5-star rating affirms Curtin Malaysia’s commitment to quality education and researchPosted date:
Miri – 24 December 2020 – Curtin University, Malaysia (Curtin Malaysia), Curtin University’s largest global campus and hub in Asia, has retained its 5-star rating under Malaysia’s latest Rating System for Higher Education Institutions (SETARA) for 2018/2019, affirming its commitment to quality tertiary education and research in Malaysia.
This is the fifth consecutive time Curtin Malaysia has achieved a Tier 5 or 5-star rating since the first rating exercise in 2007, and the second under the Mature University category (for universities more than 15 years old).
33 public and private institutions were ranked under the Mature Category where 15 achieved 5-star rating. The latest SETARA assessed and rated a total of 86 universities and university colleges under three categories: Mature, Emerging and University Colleges.
Curtin Malaysia’s Pro Vice-Chancellor, President and Chief Executive Professor Simon Leunig said achieving 5-star rating five times in a row reflected Curtin Malaysia’s longstanding reputation for quality and innovation in its teaching and learning, research, student experience, facilities and support services, the calibre of its staff, and the quality and employability of its graduates.
Professor Leunig commented that Curtin Malaysia’s results in the latest rating assessments were very positive with improved performance in a number of areas – an outcome that reflects its strong profile and performance as a leading tertiary institution in Malaysia.
He said that the achievement was one that all students, staff and alumni of Curtin Malaysia should be proud of, and he urged them to work even harder to continually raise its standing both nationally and globally.
SETARA is one of the rating systems developed by the Ministry of Higher Education (MOHE) in 2007 to measure the quality assurance and standards of universities and university colleges in Malaysia based on their autonomy, quality and performance. The system is designed to help the institutions build strong foundations in four main core functions, namely general, teaching and learning, research and service through pre-determined assessment metrics and methodologies.
Professor Leunig added that Curtin Malaysia’s achievement in the SETARA complements the excellent achievements Curtin University as a whole has attained in the various global university rankings this year.
He said these achievements are a strong testimony of the quality of the education and research Curtin provides, and its strong international outlook under the mantle of its ‘Curtin Global’ initiative across its campuses in Western Australia, Malaysia, Dubai, Singapore and Mauritius.

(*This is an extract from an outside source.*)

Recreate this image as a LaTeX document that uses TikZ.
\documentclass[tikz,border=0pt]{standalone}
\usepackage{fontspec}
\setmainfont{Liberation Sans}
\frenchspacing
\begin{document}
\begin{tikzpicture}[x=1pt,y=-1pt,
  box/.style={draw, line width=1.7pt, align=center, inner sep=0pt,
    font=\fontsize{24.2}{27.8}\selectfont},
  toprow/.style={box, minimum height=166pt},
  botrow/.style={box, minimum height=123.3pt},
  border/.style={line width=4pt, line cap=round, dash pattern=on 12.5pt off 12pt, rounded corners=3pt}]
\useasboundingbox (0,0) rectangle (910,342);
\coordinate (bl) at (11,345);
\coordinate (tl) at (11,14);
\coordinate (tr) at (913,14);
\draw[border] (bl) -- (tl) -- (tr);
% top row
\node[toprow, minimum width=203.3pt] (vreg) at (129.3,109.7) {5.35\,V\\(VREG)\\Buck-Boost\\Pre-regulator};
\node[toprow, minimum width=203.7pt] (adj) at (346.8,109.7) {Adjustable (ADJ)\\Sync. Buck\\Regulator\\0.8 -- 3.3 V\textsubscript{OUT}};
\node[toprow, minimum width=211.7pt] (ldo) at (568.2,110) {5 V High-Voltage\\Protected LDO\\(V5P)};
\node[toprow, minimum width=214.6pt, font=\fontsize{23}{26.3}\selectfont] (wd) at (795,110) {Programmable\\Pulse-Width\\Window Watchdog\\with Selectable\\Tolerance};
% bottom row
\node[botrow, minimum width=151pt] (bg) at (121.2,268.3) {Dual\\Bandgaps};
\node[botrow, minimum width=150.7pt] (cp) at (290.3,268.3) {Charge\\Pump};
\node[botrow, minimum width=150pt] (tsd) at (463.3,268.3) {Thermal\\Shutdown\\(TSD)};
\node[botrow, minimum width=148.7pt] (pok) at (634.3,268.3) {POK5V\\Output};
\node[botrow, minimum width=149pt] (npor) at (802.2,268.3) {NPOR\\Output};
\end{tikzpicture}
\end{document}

This year, Curtin University continued to rank in the 201-300 band in the Academic Ranking of World Universities (ARWU) 2020 rankings, which is widely recognised as the most relevant research-oriented university ranking system worldwide, maintaining its position among the top one per cent of universities worldwide.

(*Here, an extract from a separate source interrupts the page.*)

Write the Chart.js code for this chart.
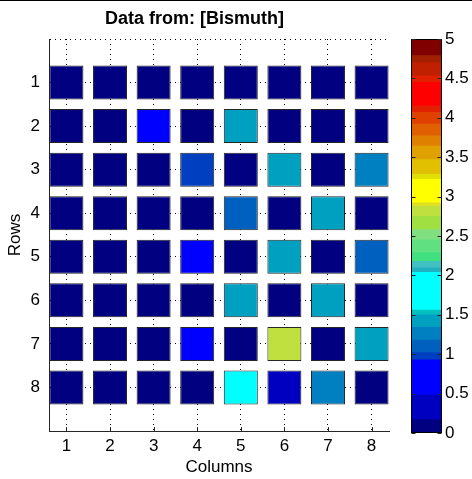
<!DOCTYPE html>
<html>
<head>
<meta charset="utf-8">
<title>Data from: [Bismuth]</title>
<script src="https://cdn.jsdelivr.net/npm/chart.js@4/dist/chart.umd.min.js"></script>
<style>
    html, body { margin: 0; padding: 0; background: #fff; }
    #wrap { position: relative; width: 472px; height: 479px; overflow: hidden; }
    .topline { position: absolute; left: 0; top: 0; width: 472px; height: 1px; background: #000; }
    #main { position: absolute; left: 0; top: 0; }
    #cbar { position: absolute; left: 400px; top: 0; }
</style>
</head>
<body>
<div id="wrap">
    <canvas id="main" width="426" height="479"></canvas>
    <canvas id="cbar" width="72" height="479"></canvas>
    <div class="topline"></div>
</div>
<script>
// Grid data (rows top to bottom, columns left to right)
const columns = [1, 2, 3, 4, 5, 6, 7, 8];
const rowLabels = [1, 2, 3, 4, 5, 6, 7, 8];
const cellValues = [
    [0, 0, 0, 0, 0, 0, 0, 0],
    [0, 0, 0.7, 0, 1.4, 0, 0, 0],
    [0, 0, 0, 0.97, 0, 1.4, 0, 1.25],
    [0, 0, 0, 0, 1.1, 0, 1.4, 0],
    [0, 0, 0, 0.7, 0, 1.4, 0, 1.1],
    [0, 0, 0, 0, 1.4, 0, 1.4, 0],
    [0, 0, 0, 0.7, 0, 2.8, 0, 1.4],
    [0, 0, 0, 0, 1.8, 0.3, 1.25, 0]
];

// Colorbar
const colorbarTicks = [0, 0.5, 1, 1.5, 2, 2.5, 3, 3.5, 4, 4.5, 5];
const bandEdges = [0, 0.17, 0.48, 0.93, 1.02, 1.18, 1.34, 1.50, 1.56, 2.04, 2.10, 2.18, 2.29, 2.45,
    2.58, 2.75, 2.88, 2.92, 3.22, 3.28, 3.47, 3.64, 3.77, 3.92, 4.07, 4.15, 4.45, 4.53, 4.70, 4.79, 5];
const bandColors = ['#000080', '#0000c0', '#0000ff', '#0040c0', '#0060c0', '#0080c0', '#00a0c0', '#00c0c0',
    '#00ffff', '#20b0c0', '#40c0c0', '#40e080', '#60e080', '#80e080', '#a0e040', '#c0e040', '#e0e020',
    '#ffff00', '#e0e000', '#e0c000', '#e0a000', '#e08000', '#e06000', '#e04000', '#e02000', '#ff0000',
    '#e02000', '#c02000', '#a02000', '#800000'];

const FONT = "'Liberation Sans', Arial, Helvetica, sans-serif";
const AXIS_COLOR = '#262626';
const cellHalf = 0.39;

function colorFor(v) {
    for (let i = 0; i < bandColors.length; i++) {
        if (v < bandEdges[i + 1]) return bandColors[i];
    }
    return bandColors[bandColors.length - 1];
}

// small ticks pointing into the plot, like matlab
const innerTicks = {
    id: 'innerTicks',
    afterDatasetsDraw(chart) {
        const { ctx, chartArea, scales } = chart;
        ctx.save();
        ctx.strokeStyle = AXIS_COLOR;
        ctx.lineWidth = 1;
        ctx.beginPath();
        columns.forEach(c => {
            const x = Math.round(scales.x.getPixelForValue(c)) + 0.5;
            ctx.moveTo(x, chartArea.bottom);
            ctx.lineTo(x, chartArea.bottom - 4);
        });
        ctx.stroke();
        ctx.restore();
    }
};

const cellDatasets = rowLabels.map((r, i) => ({
    data: columns.map(c => ({ x: c, y: [r - cellHalf, r + cellHalf] })),
    backgroundColor: cellValues[i].map(colorFor),
    borderColor: '#262626',
    borderWidth: 1,
    borderSkipped: false,
    grouped: false,
    barPercentage: 2 * cellHalf,
    categoryPercentage: 1
}));

new Chart(document.getElementById('main'), {
    type: 'bar',
    data: { datasets: cellDatasets },
    options: {
        responsive: false,
        animation: false,
        layout: { padding: { left: 0, right: 37, top: 0, bottom: 0 } },
        plugins: {
            legend: { display: false },
            tooltip: { enabled: false },
            title: {
                display: true,
                text: 'Data from: [Bismuth]',
                color: '#000',
                font: { family: FONT, size: 18, weight: 'bold' },
                padding: { top: 8, bottom: 9.4 }
            }
        },
        scales: {
            x: {
                type: 'linear',
                min: 0.6,
                max: 8.4,
                offset: false,
                afterBuildTicks: s => { s.ticks = columns.map(v => ({ value: v })); },
                afterFit: s => { s.height = 48; },
                grid: { offset: false, color: '#000', lineWidth: 1, drawTicks: false },
                border: { display: true, color: AXIS_COLOR, width: 1, dash: [1, 4] },
                ticks: { color: '#000', font: { family: FONT, size: 17 }, padding: 5, maxRotation: 0 },
                title: {
                    display: true, text: 'Columns', color: '#000',
                    font: { family: FONT, size: 17 }, padding: { top: 0, bottom: 1 }
                }
            },
            y: {
                type: 'linear',
                min: 0,
                max: 9,
                reverse: true,
                afterBuildTicks: s => { s.ticks = [0].concat(rowLabels).map(v => ({ value: v })); },
                afterFit: s => { s.width = 49; },
                grid: { color: '#000', lineWidth: 1, drawTicks: false },
                border: { display: true, color: AXIS_COLOR, width: 1, dash: [1, 4] },
                ticks: {
                    color: '#000', font: { family: FONT, size: 17 }, padding: 9,
                    callback: v => (v === 0 ? '' : String(v))
                },
                title: {
                    display: true, text: 'Rows', color: '#000',
                    font: { family: FONT, size: 17 }, padding: { top: 5, bottom: 0 }
                }
            }
        }
    },
    plugins: [innerTicks]
});

// Colorbar drawn as stacked floating bars on its own value axis
const colorbarFrame = {
    id: 'colorbarFrame',
    afterDatasetsDraw(chart) {
        const { ctx, chartArea, scales } = chart;
        const l = Math.round(chartArea.left) + 0.5;
        const r = Math.round(chartArea.right) - 0.5;
        ctx.save();
        ctx.strokeStyle = '#000';
        ctx.lineWidth = 1;
        ctx.strokeRect(l, Math.round(chartArea.top) + 0.5, r - l, Math.round(chartArea.bottom - chartArea.top) - 1);
        ctx.strokeStyle = AXIS_COLOR;
        ctx.beginPath();
        colorbarTicks.forEach(t => {
            const y = Math.round(scales.y.getPixelForValue(t)) + 0.5;
            ctx.moveTo(l, y); ctx.lineTo(l + 4, y);
            ctx.moveTo(r, y); ctx.lineTo(r - 4, y);
        });
        ctx.stroke();
        ctx.restore();
    }
};

const bandDatasets = bandColors.map((col, i) => ({
    data: [[bandEdges[i], bandEdges[i + 1]]],
    backgroundColor: col,
    borderWidth: 0,
    grouped: false,
    barPercentage: 1,
    categoryPercentage: 1
}));

new Chart(document.getElementById('cbar'), {
    type: 'bar',
    data: { labels: [''], datasets: bandDatasets },
    options: {
        responsive: false,
        animation: false,
        layout: { padding: { left: 11, top: 39, bottom: 46, right: 0 } },
        plugins: { legend: { display: false }, tooltip: { enabled: false } },
        scales: {
            x: { display: false },
            y: {
                position: 'right',
                min: 0,
                max: 5,
                afterBuildTicks: s => { s.ticks = colorbarTicks.map(v => ({ value: v })); },
                afterFit: s => { s.width = 30; },
                grid: { display: false, drawTicks: false },
                border: { display: false },
                ticks: {
                    color: '#000', font: { family: FONT, size: 17 }, padding: 3,
                    callback: v => String(v)
                }
            }
        }
    },
    plugins: [colorbarFrame]
});
</script>
</body>
</html>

The university climbed in the QS World University Rankings (QSWUR) 2021, jumping 13 places to 217th in the world. The QSWUR, which highlights the top 1,000 universities in the world, showed Curtin’s continued improvement in these prestigious global rankings, rising 67 places since 2014. Curtin also placed 246th globally and 16th in Australia in the 2021 Times Higher Education World University Rankings (THEWUR).
In addition, the university was again named the world’s second-ranked university and number one in Australia for Mineral and Mining Engineering in the 2020 QS World University Rankings by Subject. The university achieved ranking in 27 subjects, three more than last year, including two subjects in the top 50 in the world and 10 in the top 200.
In the Times Higher Education (THE) World University Rankings by Subject 2021, Curtin featured in all 11 subjects, with the top ranked subject being Education which placed in the 126-150 band globally.
Meanwhile, in the Global Ranking of Academic Subjects 2020 released by Shanghai Ranking Consultancy, Curtin featured in 35 of the 54 subjects ranked, including 5 subjects ranked in the world’s top 100 and 23 in Australia’s top 10.
Among the world’s young universities, Curtin jumped four places to 17th in the world in the QS Top 50 under 50 2021, and 21 places to 34th in the world in the Times Higher Education (THE) Young University Rankings 2020.
Curtin rose to 271st in the world (a jump of 11 places) and retained its ranking of ninth in Australia in the2020 CWTS Leiden Ranking, which measures university performance based on scientific impact and collaboration, across more than 1,000 institutions around the world. It also climbed 14 places in the 2020-21 University Ranking by Academic Performance (URAP), achieving the world ranking of 206, up from 220 last year.
Professor Leunig said connections and collaborations across Curtin’s campuses are becoming more embedded in their daily practices, collaborative research, and the development, internationalisation and delivery of courses. This inevitably enhances the university’s global footprint and will continue to ensure its place amongst the world’s best universities.